The overall number of new homes for sale might be decreasing at a national level, but the excess inventory is still getting bigger in some areas.
The infamous Spanish property glut (homes never previously sold) shrank by a relatively insignificant amount of five per cent in 2014, but in four regions of Spain, the excess inventory of new homes actually increased by five per cent, namely in Ceuta, Melilla, Vizcaya and Alava (both in the Basque Country).
At an autonomous regional level, stocks declined in all regions except the city communities of Ceuta and Melilla, on the North African coast.

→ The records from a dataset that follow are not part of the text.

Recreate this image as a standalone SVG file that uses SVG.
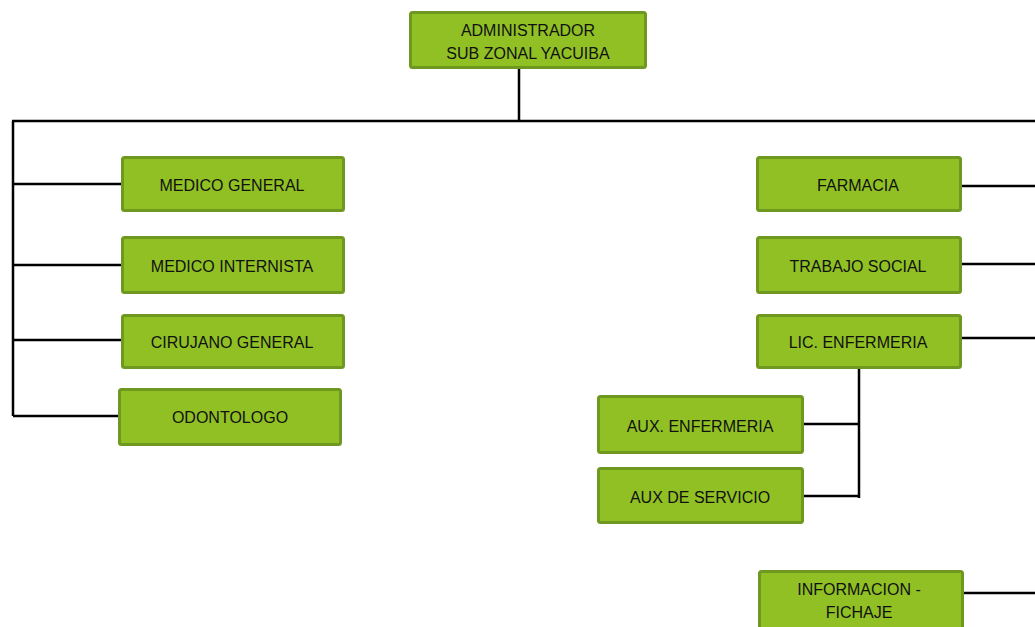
<svg xmlns="http://www.w3.org/2000/svg" width="1035" height="627" viewBox="0 0 1035 627">
<style>
.box{fill:#90C024;stroke:#6E9820;stroke-width:3}
.t{font-family:"Liberation Sans",Arial,sans-serif;font-size:16px;fill:#111;text-anchor:middle;dominant-baseline:central}
.c{stroke:#000;stroke-width:2.5;fill:none}
</style>
<rect width="1035" height="627" fill="#fff"/>
<g id="connectors">
<path class="c" d="M519 68V121M12 121H1035M13 121V416"/>
<path class="c" d="M13 184H122M13 265H122M13 340H122M13 416H119"/>
<path class="c" d="M961 186H1035M961 264H1035M961 338H1035M963 593H1035"/>
<path class="c" d="M859 367V498M803 424H859M803 496H859"/>
</g>
<g id="admin"><rect class="box" x="410.5" y="12.5" width="235" height="55" rx="2"/><text class="t" x="528" y="30">ADMINISTRADOR</text><text class="t" x="528" y="53">SUB ZONAL YACUIBA</text></g>
<g id="medico-general"><rect class="box" x="122.5" y="157.5" width="221" height="53" rx="2"/><text class="t" x="232" y="185">MEDICO GENERAL</text></g>
<g id="medico-internista"><rect class="box" x="122.5" y="237.5" width="221" height="55" rx="2"/><text class="t" x="232" y="266">MEDICO INTERNISTA</text></g>
<g id="cirujano-general"><rect class="box" x="122.5" y="315.5" width="221" height="52" rx="2"/><text class="t" x="232" y="342">CIRUJANO GENERAL</text></g>
<g id="odontologo"><rect class="box" x="119.5" y="389.5" width="221" height="55" rx="2"/><text class="t" x="230" y="417">ODONTOLOGO</text></g>
<g id="farmacia"><rect class="box" x="757.5" y="157.5" width="203" height="53" rx="2"/><text class="t" x="858" y="185">FARMACIA</text></g>
<g id="trabajo-social"><rect class="box" x="757.5" y="237.5" width="203" height="55" rx="2"/><text class="t" x="858" y="266">TRABAJO SOCIAL</text></g>
<g id="lic-enfermeria"><rect class="box" x="757.5" y="315.5" width="203" height="52" rx="2"/><text class="t" x="858" y="342">LIC. ENFERMERIA</text></g>
<g id="aux-enfermeria"><rect class="box" x="598.5" y="396.5" width="204" height="56" rx="2"/><text class="t" x="700" y="426">AUX. ENFERMERIA</text></g>
<g id="aux-servicio"><rect class="box" x="598.5" y="468.5" width="204" height="54" rx="2"/><text class="t" x="700" y="497">AUX DE SERVICIO</text></g>
<g id="informacion"><rect class="box" x="759.5" y="571.5" width="203" height="62" rx="2"/><text class="t" x="859" y="589">INFORMACION -</text><text class="t" x="859" y="612">FICHAJE</text></g>
</svg>
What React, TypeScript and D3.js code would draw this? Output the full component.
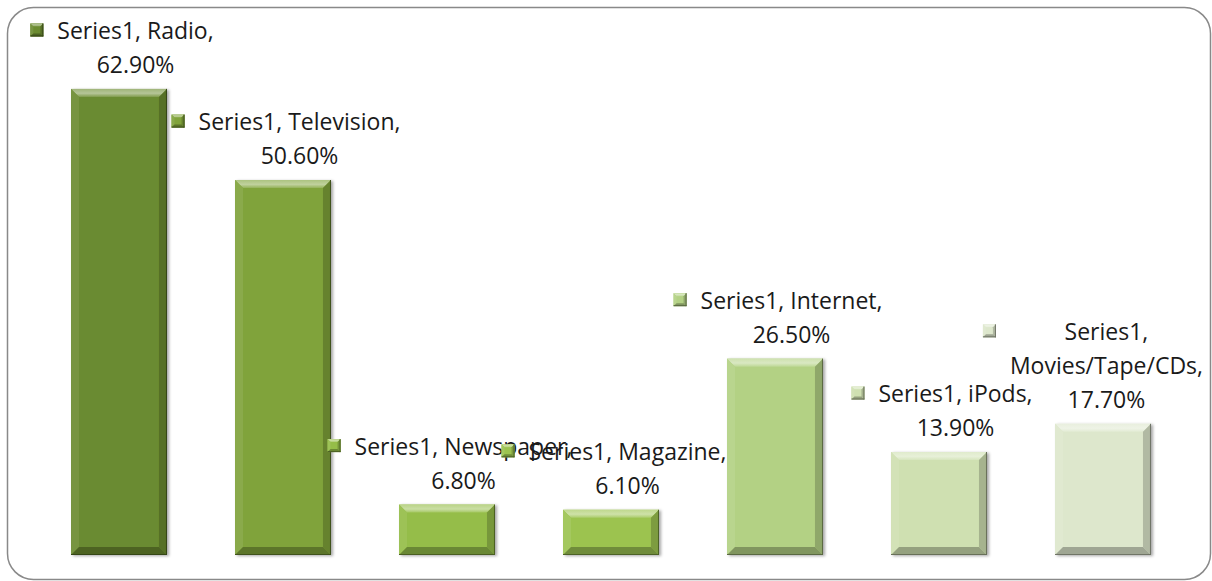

Fortunately, the regions where new home inventories increased are not regions where there is a problematic glut of new homes. Ceuta and Melilla, along with Navarre, Cantabria and Extremadura, are regions with the smallest percentage of new homes for sale, as a percentage of the overall national inventory.
Three autonomous regions account for 50% of the total glut, namely the Valencian Community, Andalusia, and Catalonia.
The Housing Department of the Ministry of Development annually quantifies the stock of new homes for sale by adding new homes finished and subtracting homes sold to arrive at 536,000 new homes on the market at the end of 2014, down five per cent compared to 2013.
The excess new home inventory began to grow rapidly in 2007, when it finished the year with 414,000 new homes on the market, peaking in 2009 with 650,000. It has since fallen by just 17.5%.